> What you should do: Using the data below, output the first line and every line after it up to and including the line containing "const co2PicFitX = [-20.5, 16.3];", exactly as written and with nothing added.

┌─ Material provided

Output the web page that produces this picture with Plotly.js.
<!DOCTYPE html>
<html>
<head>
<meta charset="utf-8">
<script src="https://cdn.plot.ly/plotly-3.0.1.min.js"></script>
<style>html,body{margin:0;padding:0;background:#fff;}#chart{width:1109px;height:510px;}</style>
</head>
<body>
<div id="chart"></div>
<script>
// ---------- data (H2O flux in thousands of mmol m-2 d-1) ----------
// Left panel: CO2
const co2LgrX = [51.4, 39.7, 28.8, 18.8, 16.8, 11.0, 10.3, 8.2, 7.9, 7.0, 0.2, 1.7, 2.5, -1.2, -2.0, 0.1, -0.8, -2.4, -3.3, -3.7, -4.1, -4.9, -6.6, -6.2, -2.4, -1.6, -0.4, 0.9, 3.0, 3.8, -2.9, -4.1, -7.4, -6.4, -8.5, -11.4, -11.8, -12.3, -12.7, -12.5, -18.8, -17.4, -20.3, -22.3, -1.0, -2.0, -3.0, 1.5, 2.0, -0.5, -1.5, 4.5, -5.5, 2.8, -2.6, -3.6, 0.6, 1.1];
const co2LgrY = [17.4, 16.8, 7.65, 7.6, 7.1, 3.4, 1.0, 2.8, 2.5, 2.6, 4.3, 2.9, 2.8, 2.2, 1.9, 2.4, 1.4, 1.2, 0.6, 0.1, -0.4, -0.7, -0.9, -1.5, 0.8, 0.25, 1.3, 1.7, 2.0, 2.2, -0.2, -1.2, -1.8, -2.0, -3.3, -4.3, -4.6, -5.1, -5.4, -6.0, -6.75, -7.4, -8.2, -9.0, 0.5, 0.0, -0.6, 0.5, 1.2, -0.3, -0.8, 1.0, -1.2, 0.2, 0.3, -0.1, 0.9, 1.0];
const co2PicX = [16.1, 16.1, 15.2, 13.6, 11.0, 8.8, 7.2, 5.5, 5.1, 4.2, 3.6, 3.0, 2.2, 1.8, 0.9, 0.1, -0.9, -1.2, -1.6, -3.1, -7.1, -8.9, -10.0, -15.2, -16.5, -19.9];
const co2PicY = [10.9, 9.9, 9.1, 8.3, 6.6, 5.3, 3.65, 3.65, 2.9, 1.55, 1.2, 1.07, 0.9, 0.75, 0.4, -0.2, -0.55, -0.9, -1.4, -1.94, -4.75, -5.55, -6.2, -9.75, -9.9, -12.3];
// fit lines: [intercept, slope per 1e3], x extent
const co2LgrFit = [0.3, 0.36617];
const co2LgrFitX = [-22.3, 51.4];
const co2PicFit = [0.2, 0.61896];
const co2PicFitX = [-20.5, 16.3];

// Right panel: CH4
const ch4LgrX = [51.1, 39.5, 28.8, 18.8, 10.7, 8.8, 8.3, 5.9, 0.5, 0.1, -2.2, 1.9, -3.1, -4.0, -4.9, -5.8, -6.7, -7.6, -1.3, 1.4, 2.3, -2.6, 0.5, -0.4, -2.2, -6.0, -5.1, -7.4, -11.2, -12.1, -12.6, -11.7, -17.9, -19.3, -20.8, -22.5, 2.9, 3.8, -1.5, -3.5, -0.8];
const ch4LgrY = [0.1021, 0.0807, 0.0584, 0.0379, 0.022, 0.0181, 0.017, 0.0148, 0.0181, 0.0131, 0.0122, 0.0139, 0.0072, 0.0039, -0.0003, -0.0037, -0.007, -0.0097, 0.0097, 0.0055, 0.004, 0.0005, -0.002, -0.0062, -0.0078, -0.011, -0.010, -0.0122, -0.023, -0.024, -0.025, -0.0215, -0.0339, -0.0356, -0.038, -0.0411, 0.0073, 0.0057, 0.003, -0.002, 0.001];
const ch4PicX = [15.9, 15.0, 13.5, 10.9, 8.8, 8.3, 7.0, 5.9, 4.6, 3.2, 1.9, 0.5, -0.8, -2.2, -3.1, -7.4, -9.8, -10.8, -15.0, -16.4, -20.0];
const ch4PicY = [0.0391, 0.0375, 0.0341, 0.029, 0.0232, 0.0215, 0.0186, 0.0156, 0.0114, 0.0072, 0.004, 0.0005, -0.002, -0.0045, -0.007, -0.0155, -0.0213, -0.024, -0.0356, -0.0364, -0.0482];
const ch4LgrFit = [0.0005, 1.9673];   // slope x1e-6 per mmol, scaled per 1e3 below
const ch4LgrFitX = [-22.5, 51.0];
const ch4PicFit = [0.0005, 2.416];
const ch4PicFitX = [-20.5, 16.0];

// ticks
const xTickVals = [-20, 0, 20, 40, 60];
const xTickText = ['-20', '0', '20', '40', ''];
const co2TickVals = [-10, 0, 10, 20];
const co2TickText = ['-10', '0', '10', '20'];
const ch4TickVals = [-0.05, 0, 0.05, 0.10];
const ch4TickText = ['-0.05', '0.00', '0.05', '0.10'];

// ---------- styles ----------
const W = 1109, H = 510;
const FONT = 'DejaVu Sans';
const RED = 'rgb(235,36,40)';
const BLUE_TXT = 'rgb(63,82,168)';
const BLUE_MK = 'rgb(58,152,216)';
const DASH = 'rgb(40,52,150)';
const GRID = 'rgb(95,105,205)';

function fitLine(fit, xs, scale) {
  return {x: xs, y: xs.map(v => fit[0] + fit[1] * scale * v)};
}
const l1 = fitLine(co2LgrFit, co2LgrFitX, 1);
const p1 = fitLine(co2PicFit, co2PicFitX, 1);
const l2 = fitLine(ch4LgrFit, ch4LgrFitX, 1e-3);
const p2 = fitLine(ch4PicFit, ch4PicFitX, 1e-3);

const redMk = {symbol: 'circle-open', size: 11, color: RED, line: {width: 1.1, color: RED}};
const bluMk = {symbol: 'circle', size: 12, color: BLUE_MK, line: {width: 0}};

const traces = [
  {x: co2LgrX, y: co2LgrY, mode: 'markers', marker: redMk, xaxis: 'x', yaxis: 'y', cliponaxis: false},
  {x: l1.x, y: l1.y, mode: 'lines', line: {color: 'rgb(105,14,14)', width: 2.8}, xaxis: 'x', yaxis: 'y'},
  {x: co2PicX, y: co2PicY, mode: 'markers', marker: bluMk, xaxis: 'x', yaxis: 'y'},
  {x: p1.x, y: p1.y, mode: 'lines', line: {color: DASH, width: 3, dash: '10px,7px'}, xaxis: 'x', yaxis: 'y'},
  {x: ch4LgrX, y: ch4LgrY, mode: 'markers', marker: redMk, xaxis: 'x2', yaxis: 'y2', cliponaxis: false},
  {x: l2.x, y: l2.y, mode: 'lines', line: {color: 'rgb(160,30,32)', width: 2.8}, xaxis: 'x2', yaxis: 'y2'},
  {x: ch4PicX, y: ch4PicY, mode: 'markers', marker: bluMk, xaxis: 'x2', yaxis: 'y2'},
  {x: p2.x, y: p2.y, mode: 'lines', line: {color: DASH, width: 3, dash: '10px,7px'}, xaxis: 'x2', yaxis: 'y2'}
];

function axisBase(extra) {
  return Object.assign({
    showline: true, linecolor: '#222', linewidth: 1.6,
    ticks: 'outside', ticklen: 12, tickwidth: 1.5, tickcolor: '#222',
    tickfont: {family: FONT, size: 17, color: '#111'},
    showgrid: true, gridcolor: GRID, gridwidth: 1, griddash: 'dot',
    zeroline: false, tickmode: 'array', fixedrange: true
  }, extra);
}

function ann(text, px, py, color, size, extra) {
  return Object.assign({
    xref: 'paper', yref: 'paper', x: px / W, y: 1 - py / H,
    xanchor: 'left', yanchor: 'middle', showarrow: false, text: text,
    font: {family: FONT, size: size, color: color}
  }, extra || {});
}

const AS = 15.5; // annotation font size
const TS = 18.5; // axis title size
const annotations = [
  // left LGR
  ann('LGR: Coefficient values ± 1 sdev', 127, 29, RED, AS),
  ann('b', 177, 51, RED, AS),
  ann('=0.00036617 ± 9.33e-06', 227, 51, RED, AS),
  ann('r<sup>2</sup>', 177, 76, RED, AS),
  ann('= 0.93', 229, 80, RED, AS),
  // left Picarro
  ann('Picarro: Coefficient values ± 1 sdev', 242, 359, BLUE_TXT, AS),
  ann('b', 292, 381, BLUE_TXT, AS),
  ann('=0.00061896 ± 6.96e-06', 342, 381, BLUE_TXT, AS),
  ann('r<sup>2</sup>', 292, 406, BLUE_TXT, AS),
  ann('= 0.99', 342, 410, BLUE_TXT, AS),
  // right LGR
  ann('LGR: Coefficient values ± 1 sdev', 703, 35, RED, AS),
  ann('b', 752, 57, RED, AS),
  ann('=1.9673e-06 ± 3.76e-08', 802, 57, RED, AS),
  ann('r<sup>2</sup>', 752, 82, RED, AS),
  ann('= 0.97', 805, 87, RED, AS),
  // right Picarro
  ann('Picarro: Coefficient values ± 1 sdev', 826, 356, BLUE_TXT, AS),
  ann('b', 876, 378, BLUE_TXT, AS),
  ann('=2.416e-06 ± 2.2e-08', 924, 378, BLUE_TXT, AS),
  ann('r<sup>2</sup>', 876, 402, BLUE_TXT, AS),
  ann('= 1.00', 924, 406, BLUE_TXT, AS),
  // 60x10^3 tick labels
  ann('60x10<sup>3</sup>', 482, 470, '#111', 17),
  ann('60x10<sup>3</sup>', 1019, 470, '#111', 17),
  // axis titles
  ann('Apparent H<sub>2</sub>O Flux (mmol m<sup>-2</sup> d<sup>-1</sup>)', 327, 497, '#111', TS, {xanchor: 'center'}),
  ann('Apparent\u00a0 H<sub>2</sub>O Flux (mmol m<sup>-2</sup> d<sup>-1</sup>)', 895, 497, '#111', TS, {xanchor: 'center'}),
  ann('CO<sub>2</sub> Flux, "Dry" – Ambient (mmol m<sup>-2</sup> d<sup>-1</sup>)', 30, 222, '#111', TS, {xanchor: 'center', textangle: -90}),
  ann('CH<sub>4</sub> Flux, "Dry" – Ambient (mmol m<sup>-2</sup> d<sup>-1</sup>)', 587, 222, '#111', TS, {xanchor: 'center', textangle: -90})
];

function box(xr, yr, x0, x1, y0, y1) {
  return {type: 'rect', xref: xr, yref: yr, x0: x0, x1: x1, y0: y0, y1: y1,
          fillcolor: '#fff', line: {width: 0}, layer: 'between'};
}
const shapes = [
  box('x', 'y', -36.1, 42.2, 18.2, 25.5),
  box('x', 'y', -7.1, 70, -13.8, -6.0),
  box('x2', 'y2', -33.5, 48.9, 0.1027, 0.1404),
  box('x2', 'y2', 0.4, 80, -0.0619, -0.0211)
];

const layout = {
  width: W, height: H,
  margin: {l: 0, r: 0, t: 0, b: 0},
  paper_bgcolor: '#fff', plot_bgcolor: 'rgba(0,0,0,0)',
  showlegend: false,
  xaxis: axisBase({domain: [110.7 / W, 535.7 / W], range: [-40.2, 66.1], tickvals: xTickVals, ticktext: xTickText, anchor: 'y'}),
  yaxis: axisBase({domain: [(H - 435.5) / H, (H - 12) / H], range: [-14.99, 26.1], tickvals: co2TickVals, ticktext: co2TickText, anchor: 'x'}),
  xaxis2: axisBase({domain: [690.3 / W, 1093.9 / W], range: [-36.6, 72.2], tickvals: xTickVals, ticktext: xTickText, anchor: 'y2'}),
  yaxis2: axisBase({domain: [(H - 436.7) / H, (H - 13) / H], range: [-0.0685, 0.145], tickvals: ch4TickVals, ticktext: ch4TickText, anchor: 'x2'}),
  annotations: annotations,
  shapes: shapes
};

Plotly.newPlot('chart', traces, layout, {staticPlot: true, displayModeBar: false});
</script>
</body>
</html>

└─

> Solution:
Output the web page that produces this picture with Plotly.js.
<!DOCTYPE html>
<html>
<head>
<meta charset="utf-8">
<script src="https://cdn.plot.ly/plotly-3.0.1.min.js"></script>
<style>html,body{margin:0;padding:0;background:#fff;}#chart{width:1109px;height:510px;}</style>
</head>
<body>
<div id="chart"></div>
<script>
// ---------- data (H2O flux in thousands of mmol m-2 d-1) ----------
// Left panel: CO2
const co2LgrX = [51.4, 39.7, 28.8, 18.8, 16.8, 11.0, 10.3, 8.2, 7.9, 7.0, 0.2, 1.7, 2.5, -1.2, -2.0, 0.1, -0.8, -2.4, -3.3, -3.7, -4.1, -4.9, -6.6, -6.2, -2.4, -1.6, -0.4, 0.9, 3.0, 3.8, -2.9, -4.1, -7.4, -6.4, -8.5, -11.4, -11.8, -12.3, -12.7, -12.5, -18.8, -17.4, -20.3, -22.3, -1.0, -2.0, -3.0, 1.5, 2.0, -0.5, -1.5, 4.5, -5.5, 2.8, -2.6, -3.6, 0.6, 1.1];
const co2LgrY = [17.4, 16.8, 7.65, 7.6, 7.1, 3.4, 1.0, 2.8, 2.5, 2.6, 4.3, 2.9, 2.8, 2.2, 1.9, 2.4, 1.4, 1.2, 0.6, 0.1, -0.4, -0.7, -0.9, -1.5, 0.8, 0.25, 1.3, 1.7, 2.0, 2.2, -0.2, -1.2, -1.8, -2.0, -3.3, -4.3, -4.6, -5.1, -5.4, -6.0, -6.75, -7.4, -8.2, -9.0, 0.5, 0.0, -0.6, 0.5, 1.2, -0.3, -0.8, 1.0, -1.2, 0.2, 0.3, -0.1, 0.9, 1.0];
const co2PicX = [16.1, 16.1, 15.2, 13.6, 11.0, 8.8, 7.2, 5.5, 5.1, 4.2, 3.6, 3.0, 2.2, 1.8, 0.9, 0.1, -0.9, -1.2, -1.6, -3.1, -7.1, -8.9, -10.0, -15.2, -16.5, -19.9];
const co2PicY = [10.9, 9.9, 9.1, 8.3, 6.6, 5.3, 3.65, 3.65, 2.9, 1.55, 1.2, 1.07, 0.9, 0.75, 0.4, -0.2, -0.55, -0.9, -1.4, -1.94, -4.75, -5.55, -6.2, -9.75, -9.9, -12.3];
// fit lines: [intercept, slope per 1e3], x extent
const co2LgrFit = [0.3, 0.36617];
const co2LgrFitX = [-22.3, 51.4];
const co2PicFit = [0.2, 0.61896];
const co2PicFitX = [-20.5, 16.3];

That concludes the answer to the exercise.